What you will do: In the listing that follows, retype every line from the first through the one containing "const nit67TrendB = [15.3, 8.0, 2.0, 0.3];". Pictures are to be left out.

Collected data:

::::

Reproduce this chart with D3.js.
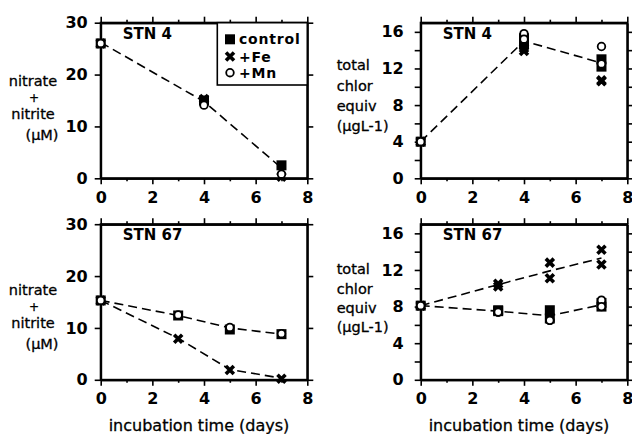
<!DOCTYPE html>
<html>
<head>
<meta charset="utf-8">
<script src="https://cdn.jsdelivr.net/npm/d3@7"></script>
<style>
  body { margin: 0; background: #fff; }
  text { font-family: "DejaVu Sans", sans-serif; fill: #000; }
</style>
</head>
<body>
<div id="chart"></div>
<script>
// ---- data ----
const days4 = [0, 4, 7];
const days67 = [0, 3, 5, 7];

// STN 4, nitrate + nitrite (uM)
const nit4Control = [26, 15.0, 2.5];
const nit4Fe = [26, 15.3, 0.3];
const nit4Mn = [26, 14.1, 0.8];
const nit4Trend = [26.2, 14.8, 2.0];

// STN 4, total chlor equiv (ugL-1), duplicate bottles
const chl4Days = [0, 4, 4, 7, 7];
const chl4Control = [4, 15.3, 14.6, 13.0, 12.2];
const chl4Fe = [4, 13.9, 14.2, 10.7, 10.6];
const chl4Mn = [4, 15.8, 15.2, 14.4, 12.5];
const chl4Trend = [4, 15.0, 12.6];

// STN 67, nitrate + nitrite (uM)
const nit67Control = [15.3, 12.4, 9.7, 8.8];
const nit67Fe = [15.3, 7.9, 1.9, 0.2];
const nit67Mn = [15.3, 12.5, 10.1, 8.9];
const nit67TrendA = [15.3, 12.4, 10.0, 8.8];
const nit67TrendB = [15.3, 8.0, 2.0, 0.3];

// STN 67, total chlor equiv (ugL-1), duplicate bottles
const chl67Days = [0, 3, 3, 5, 5, 7, 7];
const chl67Control = [8.1, 7.6, 7.5, 7.6, 6.7, 8.4, 8.0];
const chl67Fe = [8.1, 10.5, 10.2, 12.8, 11.1, 14.2, 12.6];
const chl67Mn = [8.1, 7.4, 7.4, 6.5, 6.5, 8.7, 8.0];
const chl67TrendA = [8.1, 10.4, 11.9, 13.3];
const chl67TrendB = [8.1, 7.5, 7.0, 8.2];

const xTicks = [0, 2, 4, 6, 8];
const xMinor = [1, 3, 5, 7];
const nitTicks = [0, 10, 20, 30];
const chlTicks = [0, 4, 8, 12, 16];
const chlMinor = [2, 6, 10, 14];
const legendNames = ["control", "+Fe", "+Mn"];

const W = 632, H = 434;
const svg = d3.select("#chart").append("svg")
    .attr("width", W)
    .attr("height", H);

const pw = 206.6, ph = 155.6;

function zip(xs, ys){ return xs.map((x, i) => [x, ys[i]]); }

const panels = [
  {left: 100.7, top: 22.7, ymax: 30, ticks: nitTicks, minor: [], label: "STN 4",
   title: ["nitrate", "+", "nitrite", "(\u00b5M)"], titleType: "nit",
   control: zip(days4, nit4Control), fe: zip(days4, nit4Fe), mn: zip(days4, nit4Mn),
   trends: [zip(days4, nit4Trend)], legend: true, labPad: 7},
  {left: 420.7, top: 22.7, ymax: 17, ticks: chlTicks, minor: chlMinor, label: "STN 4",
   title: ["total", "chlor", "equiv", "(\u00b5gL-1)"], titleType: "chl",
   control: zip(chl4Days, chl4Control), fe: zip(chl4Days, chl4Fe), mn: zip(chl4Days, chl4Mn),
   trends: [zip(days4, chl4Trend)], labPad: 11},
  {left: 100.7, top: 224.2, ymax: 30, ticks: nitTicks, minor: [], label: "STN 67",
   title: ["nitrate", "+", "nitrite", "(\u00b5M)"], titleType: "nit",
   control: zip(days67, nit67Control), fe: zip(days67, nit67Fe), mn: zip(days67, nit67Mn),
   trends: [zip(days67, nit67TrendA), zip(days67, nit67TrendB)], xlabel: true, labPad: 7},
  {left: 420.7, top: 224.2, ymax: 17, ticks: chlTicks, minor: chlMinor, label: "STN 67",
   title: ["total", "chlor", "equiv", "(\u00b5gL-1)"], titleType: "chl",
   control: zip(chl67Days, chl67Control), fe: zip(chl67Days, chl67Fe), mn: zip(chl67Days, chl67Mn),
   trends: [zip(days67, chl67TrendA), zip(days67, chl67TrendB)], xlabel: true, labPad: 11}
];

function drawSquare(g, x, y){
  g.append("rect").attr("x", x - 5).attr("y", y - 5)
    .attr("width", 10).attr("height", 10).attr("fill", "#000");
}
function drawCross(g, x, y){
  const s = 4;
  g.append("path")
    .attr("d", `M${x-s},${y-s}L${x+s},${y+s}M${x-s},${y+s}L${x+s},${y-s}`)
    .attr("stroke", "#000").attr("stroke-width", 3.6).attr("fill", "none");
}
function drawCircle(g, x, y){
  g.append("circle").attr("cx", x).attr("cy", y).attr("r", 3.8)
    .attr("fill", "#fff").attr("stroke", "#000").attr("stroke-width", 1.8);
}

panels.forEach(p => {
  const bottom = p.top + ph;
  const x = d3.scaleLinear().domain([0, 8]).range([p.left, p.left + pw]);
  const y = d3.scaleLinear().domain([0, p.ymax]).range([bottom, p.top]);
  const g = svg.append("g");

  // axes, ticks outward on all sides
  const allY = p.ticks.concat(p.minor);
  g.append("g").attr("transform", `translate(${p.left},0)`)
    .call(d3.axisLeft(y).tickValues(allY).tickSize(6).tickSizeOuter(0)
      .tickPadding(p.labPad)
      .tickFormat(d => p.ticks.includes(d) ? d : ""));
  g.append("g").attr("transform", `translate(${p.left + pw},0)`)
    .call(d3.axisRight(y).tickValues(allY).tickSize(6).tickSizeOuter(0).tickFormat(""));
  g.append("g").attr("transform", `translate(0,${bottom})`)
    .call(d3.axisBottom(x).tickValues(xTicks).tickSize(6).tickSizeOuter(0).tickPadding(7));
  g.append("g").attr("transform", `translate(0,${bottom})`)
    .call(d3.axisBottom(x).tickValues(xMinor).tickSize(3).tickSizeOuter(0).tickFormat(""));
  g.append("g").attr("transform", `translate(0,${p.top})`)
    .call(d3.axisTop(x).tickValues(xTicks).tickSize(6).tickSizeOuter(0).tickFormat(""));
  g.append("g").attr("transform", `translate(0,${p.top})`)
    .call(d3.axisTop(x).tickValues(xMinor).tickSize(3).tickSizeOuter(0).tickFormat(""));

  g.selectAll(".tick line").attr("stroke", "#000").attr("stroke-width", 1.6);
  g.selectAll(".domain").attr("stroke", "#000").attr("stroke-width", 2);
  g.selectAll(".tick text")
    .attr("font-family", "DejaVu Sans").attr("font-weight", "bold")
    .attr("font-size", 16).attr("fill", "#000");

  g.append("rect").attr("x", p.left).attr("y", p.top)
    .attr("width", pw).attr("height", ph)
    .attr("fill", "none").attr("stroke", "#000").attr("stroke-width", 2);

  // trend lines
  const line = d3.line().x(d => x(d[0])).y(d => y(d[1]));
  p.trends.forEach(t => {
    g.append("path").datum(t).attr("d", line)
      .attr("fill", "none").attr("stroke", "#000")
      .attr("stroke-width", 1.6).attr("stroke-dasharray", "9,5");
  });

  // markers
  p.control.forEach(d => drawSquare(g, x(d[0]), y(d[1])));
  p.fe.forEach(d => drawCross(g, x(d[0]), y(d[1])));
  p.mn.forEach(d => drawCircle(g, x(d[0]), y(d[1])));

  // station label
  g.append("text").attr("x", p.left + 22).attr("y", p.top + 16)
    .attr("font-weight", "bold").attr("font-size", 15).text(p.label);

  // y title
  if (p.titleType === "nit") {
    const base = p.top === 22.7 ? [86, 102, 119, 140] : [295, 311, 328, 349];
    const cx = [33, 34, 33, 42];
    const fs = [14.5, 12, 14.5, 14.5];
    p.title.forEach((t, i) => {
      g.append("text").attr("x", cx[i]).attr("y", base[i])
        .attr("text-anchor", "middle").attr("font-size", fs[i])
        .attr("stroke", "#000").attr("stroke-width", 0.3).text(t);
    });
  } else {
    const base = p.top === 22.7 ? [70, 91, 111, 131] : [274, 294, 313, 332];
    p.title.forEach((t, i) => {
      g.append("text").attr("x", 336.7).attr("y", base[i])
        .attr("font-size", 14.5)
        .attr("stroke", "#000").attr("stroke-width", 0.3).text(t);
    });
  }

  if (p.xlabel) {
    g.append("text").attr("x", p.left + pw / 2 - 5).attr("y", 431)
      .attr("text-anchor", "middle").attr("font-size", 16)
      .attr("stroke", "#000").attr("stroke-width", 0.3)
      .text("incubation time (days)");
  }

  if (p.legend) {
    const lx = 217.3;
    g.append("rect").attr("x", lx).attr("y", p.top)
      .attr("width", p.left + pw - lx).attr("height", 62.3)
      .attr("fill", "#fff").attr("stroke", "#000").attr("stroke-width", 1.6);
    const ly = [39.3, 56.5, 72.7];
    const drawers = [drawSquare, drawCross, drawCircle];
    legendNames.forEach((n, i) => {
      drawers[i](g, 230, ly[i]);
      g.append("text").attr("x", 239).attr("y", ly[i] + 5)
        .attr("font-weight", "bold").attr("font-size", 14)
        .attr("letter-spacing", 0.8).text(n);
    });
  }
});
</script>
</body>
</html>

::::

Exercise output:
Reproduce this chart with D3.js.
<!DOCTYPE html>
<html>
<head>
<meta charset="utf-8">
<script src="https://cdn.jsdelivr.net/npm/d3@7"></script>
<style>
  body { margin: 0; background: #fff; }
  text { font-family: "DejaVu Sans", sans-serif; fill: #000; }
</style>
</head>
<body>
<div id="chart"></div>
<script>
// ---- data ----
const days4 = [0, 4, 7];
const days67 = [0, 3, 5, 7];

// STN 4, nitrate + nitrite (uM)
const nit4Control = [26, 15.0, 2.5];
const nit4Fe = [26, 15.3, 0.3];
const nit4Mn = [26, 14.1, 0.8];
const nit4Trend = [26.2, 14.8, 2.0];

// STN 4, total chlor equiv (ugL-1), duplicate bottles
const chl4Days = [0, 4, 4, 7, 7];
const chl4Control = [4, 15.3, 14.6, 13.0, 12.2];
const chl4Fe = [4, 13.9, 14.2, 10.7, 10.6];
const chl4Mn = [4, 15.8, 15.2, 14.4, 12.5];
const chl4Trend = [4, 15.0, 12.6];

// STN 67, nitrate + nitrite (uM)
const nit67Control = [15.3, 12.4, 9.7, 8.8];
const nit67Fe = [15.3, 7.9, 1.9, 0.2];
const nit67Mn = [15.3, 12.5, 10.1, 8.9];
const nit67TrendA = [15.3, 12.4, 10.0, 8.8];
const nit67TrendB = [15.3, 8.0, 2.0, 0.3];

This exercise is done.